Distributions

Item Distribution

Calculates item popularity in recommendations using 10 popularity bins.

replay.distributions.item_distribution(log, recommendations, k)

Calculate item distribution in log and recommendations.

Parameters
  • log (Union[DataFrame, DataFrame]) – historical DataFrame used to calculate popularity

  • recommendations (Union[DataFrame, DataFrame]) – model recommendations

  • k (int) – length of a recommendation list

Return type

DataFrame

Returns

DataFrame with results

You can plot the result.

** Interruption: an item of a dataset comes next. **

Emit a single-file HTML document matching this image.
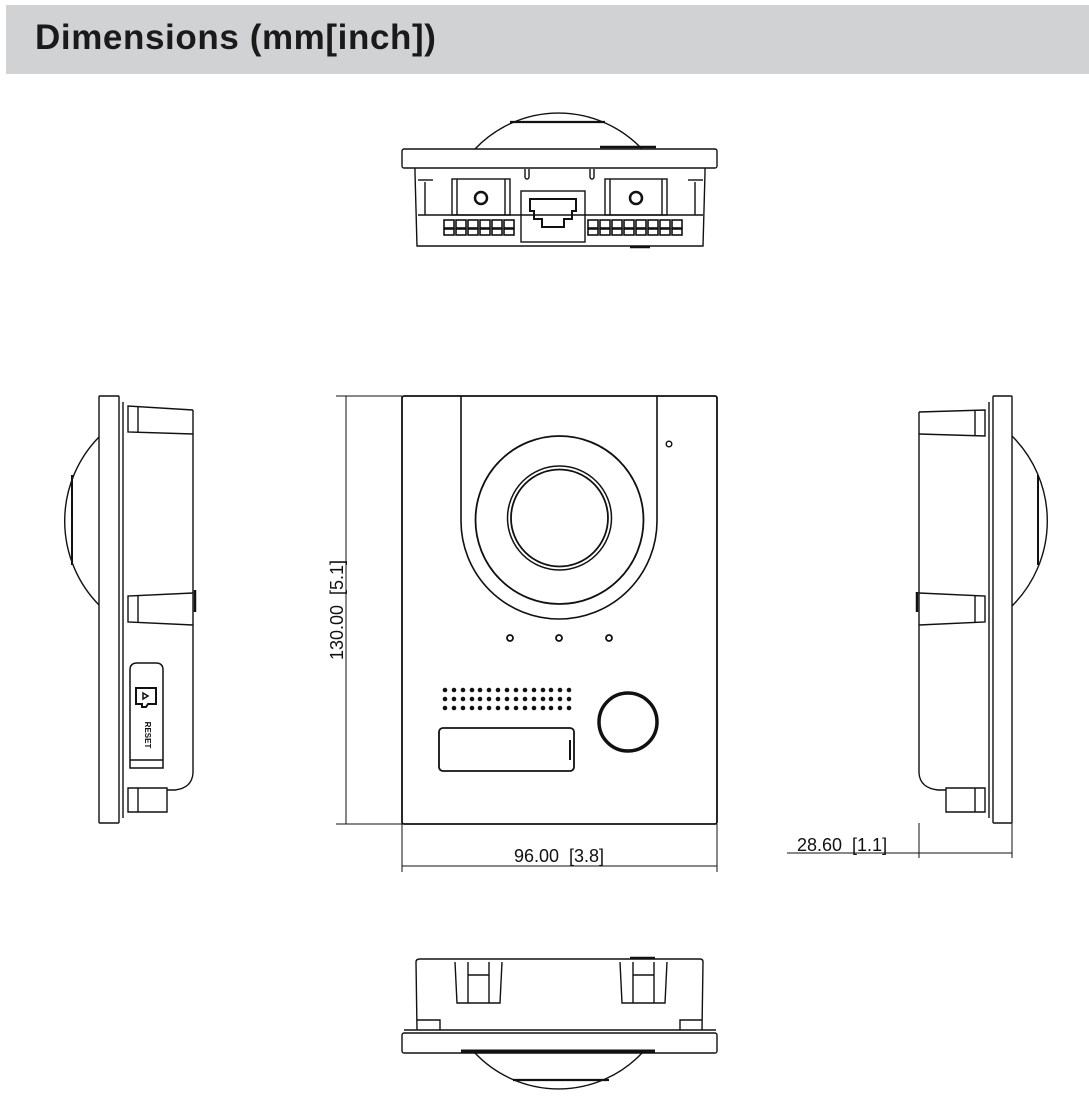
<!DOCTYPE html>
<html><head><meta charset="utf-8"><style>
html,body{margin:0;padding:0;background:#fff;}
body{width:1089px;height:1101px;overflow:hidden;position:relative;}
.hdr{position:absolute;left:6px;top:5px;width:1083px;height:69px;background:#d1d2d4;}
.hdr span{position:absolute;left:29px;top:13px;font:bold 35px "Liberation Sans",sans-serif;color:#1a1a1a;letter-spacing:0.6px;}
svg{position:absolute;left:0;top:0;}
</style></head><body>
<div class="hdr"><span>Dimensions (mm[inch])</span></div>
<svg width="1089" height="1101" viewBox="0 0 1089 1101" fill="none" stroke="#111" stroke-width="1.4">
<!-- TOP VIEW -->
<path d="M475 149 A115 115 0 0 1 642 149"/>
<line x1="510" y1="122" x2="605" y2="122" stroke-width="2.2"/>
<rect x="402" y="149" width="315" height="19" rx="2"/>
<line x1="600" y1="147" x2="656" y2="147" stroke-width="2.5"/>
<path d="M415 168 L415 173 L417 246 L703 246 L705 173 L705 168"/>
<line x1="418" y1="180" x2="433" y2="180"/><line x1="688" y1="180" x2="703" y2="180"/>
<line x1="425" y1="182" x2="425" y2="215"/><line x1="695" y1="182" x2="695" y2="215"/>
<rect x="452" y="179" width="58" height="36"/><line x1="457" y1="179" x2="457" y2="215"/><line x1="505" y1="179" x2="505" y2="215"/>
<circle cx="481" cy="198" r="6" stroke-width="2.5"/>
<rect x="605" y="179" width="62" height="36"/><line x1="610" y1="179" x2="610" y2="215"/><line x1="662" y1="179" x2="662" y2="215"/>
<circle cx="636" cy="198" r="6" stroke-width="2.5"/>
<line x1="418" y1="215" x2="703" y2="215"/>
<path d="M525 169 v8 a2 2 0 0 0 4 0 v-8 M590 169 v8 a2 2 0 0 0 4 0 v-8"/>
<rect x="521" y="191" width="64" height="51"/>
<path d="M530 199 h46 v12 h-4 v8 h-8 v8 h-22 v-8 h-8 v-8 h-4z" stroke-width="2"/>
<g stroke-width="1.6">
<rect x="444" y="220" width="10" height="8"/><rect x="456" y="220" width="10" height="8"/><rect x="468" y="220" width="10" height="8"/><rect x="480" y="220" width="10" height="8"/><rect x="492" y="220" width="10" height="8"/><rect x="504" y="220" width="10" height="8"/>
<rect x="444" y="229" width="10" height="6"/><rect x="456" y="229" width="10" height="6"/><rect x="468" y="229" width="10" height="6"/><rect x="480" y="229" width="10" height="6"/><rect x="492" y="229" width="10" height="6"/><rect x="504" y="229" width="10" height="6"/>
<rect x="588" y="220" width="10" height="8"/><rect x="600" y="220" width="10" height="8"/><rect x="612" y="220" width="10" height="8"/><rect x="624" y="220" width="10" height="8"/><rect x="636" y="220" width="10" height="8"/><rect x="648" y="220" width="10" height="8"/><rect x="660" y="220" width="10" height="8"/><rect x="672" y="220" width="10" height="8"/>
<rect x="588" y="229" width="10" height="6"/><rect x="600" y="229" width="10" height="6"/><rect x="612" y="229" width="10" height="6"/><rect x="624" y="229" width="10" height="6"/><rect x="636" y="229" width="10" height="6"/><rect x="648" y="229" width="10" height="6"/><rect x="660" y="229" width="10" height="6"/><rect x="672" y="229" width="10" height="6"/>
</g>
<line x1="630" y1="247" x2="650" y2="247" stroke-width="2.5"/>

<!-- FRONT VIEW -->
<rect x="402" y="396" width="315" height="428" rx="2" stroke-width="1.8"/>
<path d="M461 396 L461 521 A98 98 0 0 0 657 521 L657 396" stroke-width="1.6"/>
<circle cx="559.5" cy="520" r="84" stroke-width="1.8"/>
<circle cx="559.5" cy="518" r="52" stroke-width="1.5"/>
<circle cx="559.5" cy="518" r="48.5" stroke-width="1.8"/>
<circle cx="669" cy="444" r="2.8" stroke-width="1.4"/>
<circle cx="510" cy="638" r="3" stroke-width="1.8"/><circle cx="559" cy="638" r="3" stroke-width="1.8"/><circle cx="609" cy="638" r="3" stroke-width="1.8"/>
<g fill="#111" stroke="none" id="spk">
<circle cx="445" cy="690" r="2.3"/><circle cx="454" cy="690" r="2.3"/><circle cx="463" cy="690" r="2.3"/><circle cx="472" cy="690" r="2.3"/><circle cx="480" cy="690" r="2.3"/><circle cx="489" cy="690" r="2.3"/><circle cx="498" cy="690" r="2.3"/><circle cx="507" cy="690" r="2.3"/><circle cx="516" cy="690" r="2.3"/><circle cx="525" cy="690" r="2.3"/><circle cx="534" cy="690" r="2.3"/><circle cx="543" cy="690" r="2.3"/><circle cx="551" cy="690" r="2.3"/><circle cx="560" cy="690" r="2.3"/><circle cx="569" cy="690" r="2.3"/>
</g>
<use href="#spk" y="9"/><use href="#spk" y="18"/>
<circle cx="628" cy="722" r="29" stroke-width="3.5"/>
<rect x="439" y="728" width="135" height="43" rx="4" stroke-width="1.8"/>
<line x1="570" y1="740" x2="570" y2="760" stroke-width="2"/>
<!-- dims -->
<line x1="336" y1="396" x2="402" y2="396" stroke-width="1"/>
<line x1="336" y1="824" x2="402" y2="824" stroke-width="1"/>
<line x1="346" y1="396" x2="346" y2="824" stroke-width="1"/>
<line x1="402" y1="824" x2="402" y2="872" stroke-width="1"/>
<line x1="717" y1="824" x2="717" y2="872" stroke-width="1"/>
<line x1="402" y1="866" x2="717" y2="866" stroke-width="1"/>
<g fill="#111" stroke="none" font-family="Liberation Sans, sans-serif" font-size="18">
<text x="559" y="862" text-anchor="middle" xml:space="preserve">96.00  [3.8]</text>
<text transform="translate(343,610) rotate(-90)" text-anchor="middle" xml:space="preserve">130.00  [5.1]</text>
<text x="797" y="851" xml:space="preserve">28.60  [1.1]</text>
</g>

<!-- RIGHT VIEW -->
<rect x="993" y="396" width="19" height="427" rx="1"/>
<line x1="989" y1="402" x2="989" y2="818"/>
<path d="M1012 436 A120 120 0 0 1 1012 606"/>
<line x1="1038" y1="475" x2="1038" y2="565" stroke-width="2"/>
<path d="M919 412 L919 773 Q920 788 938 790 L946 790"/>
<path d="M919 412 L985 410 L985 436 L919 434"/><line x1="975" y1="411" x2="975" y2="435"/>
<path d="M919 593 L985 596 L985 622 L919 625"/><line x1="975" y1="595" x2="975" y2="623"/>
<path d="M946 788 L985 788 L985 812 L946 812 Z"/><line x1="975" y1="788" x2="975" y2="812"/>
<line x1="917" y1="592" x2="917" y2="612" stroke-width="2.5"/>
<line x1="787" y1="853" x2="1012" y2="853" stroke-width="1"/>
<line x1="919" y1="823" x2="919" y2="858" stroke-width="1"/>
<line x1="1012" y1="823" x2="1012" y2="858" stroke-width="1"/>

<!-- LEFT VIEW -->
<rect x="99" y="396" width="20" height="427" rx="1"/>
<line x1="123" y1="402" x2="123" y2="818"/>
<path d="M99 437 A120 120 0 0 0 99 605"/>
<line x1="72" y1="475" x2="72" y2="565" stroke-width="2"/>
<path d="M193 410 L193 773 Q192 788 175 790 L167 790"/>
<path d="M193 410 L128 406 L128 432 L193 434"/><line x1="138" y1="407" x2="138" y2="432"/>
<path d="M193 593 L128 596 L128 622 L193 625"/><line x1="138" y1="595" x2="138" y2="623"/>
<path d="M167 788 L128 788 L128 812 L167 812 Z"/><line x1="138" y1="788" x2="138" y2="812"/>
<line x1="195" y1="590" x2="195" y2="612" stroke-width="2.5"/>
<path d="M130 768 L130 670 Q130 663 137 663 L156 663 Q163 663 163 670 L163 768 Z" stroke-width="1.5"/>
<line x1="130" y1="760" x2="163" y2="760"/>
<path d="M136 688 h20 v16 h-8 l-2 3 h-4 v-3 h-6 z" stroke-width="2"/>
<path d="M143 693 l5 3 l-5 3 z" stroke-width="1.5"/>
<text transform="translate(145,735) rotate(90)" text-anchor="middle" fill="#111" stroke="none" font-family="Liberation Sans, sans-serif" font-weight="bold" font-size="8">RESET</text>

<!-- BOTTOM VIEW -->
<path d="M417 1030 L416 962 Q416 959 420 959 L700 959 Q703 959 703 962 L702 1030"/>
<line x1="630" y1="958" x2="655" y2="958" stroke-width="2.5"/>
<path d="M455 962 L457 1003 L500 1003 L502 962"/><line x1="468" y1="975" x2="489" y2="975"/><line x1="468" y1="962" x2="468" y2="1003"/><line x1="489" y1="962" x2="489" y2="1003"/>
<path d="M620 962 L622 1003 L665 1003 L667 962"/><line x1="633" y1="975" x2="654" y2="975"/><line x1="633" y1="962" x2="633" y2="1003"/><line x1="654" y1="962" x2="654" y2="1003"/>
<path d="M417 1020 L440 1020 L440 1030 M702 1020 L680 1020 L680 1030"/>
<line x1="404" y1="1030" x2="716" y2="1030"/>
<rect x="402" y="1033" width="315" height="20" rx="2"/>
<line x1="461" y1="1051" x2="655" y2="1051" stroke-width="3"/>
<path d="M475 1053 A115 115 0 0 0 642 1053"/>
<line x1="513" y1="1080" x2="609" y2="1080" stroke-width="2.2"/>
</svg>
</body></html>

Here is the example for MovieLens log.

../../_images/item_pop.jpg
replay.distributions.plot_item_dist(item_dist, palette='magma', col='rec_count')

Show the results of item_distribution method

Parameters
  • item_dist (DataFrame) – pd.DataFrame

  • palette (str) – colour scheme for seaborn

  • col (str) – column to use for a plot

Returns

plot

User Distribution

Metric.user_distribution(log, recommendations, ground_truth, k)

Get mean value of metric for all users with the same number of ratings.

Parameters
  • log (Union[DataFrame, DataFrame]) – history DataFrame to calculate number of ratings per user

  • recommendations (Union[DataFrame, DataFrame]) – prediction DataFrame

  • ground_truth (Union[DataFrame, DataFrame]) – test data

  • k (Union[Iterable[int], int]) – depth cut-off

Return type

DataFrame

Returns

pandas DataFrame

If you plot this, you can get something like

../../_images/user_dist.jpg
replay.distributions.plot_user_dist(user_dist, window=1, title='')

Plot mean metric value by the number of user ratings

Parameters
  • user_dist (DataFrame) – output of user_distribution method for a metric

  • window (int) – the number of closest values to average for smoothing

  • title (str) – plot title

Returns

plot object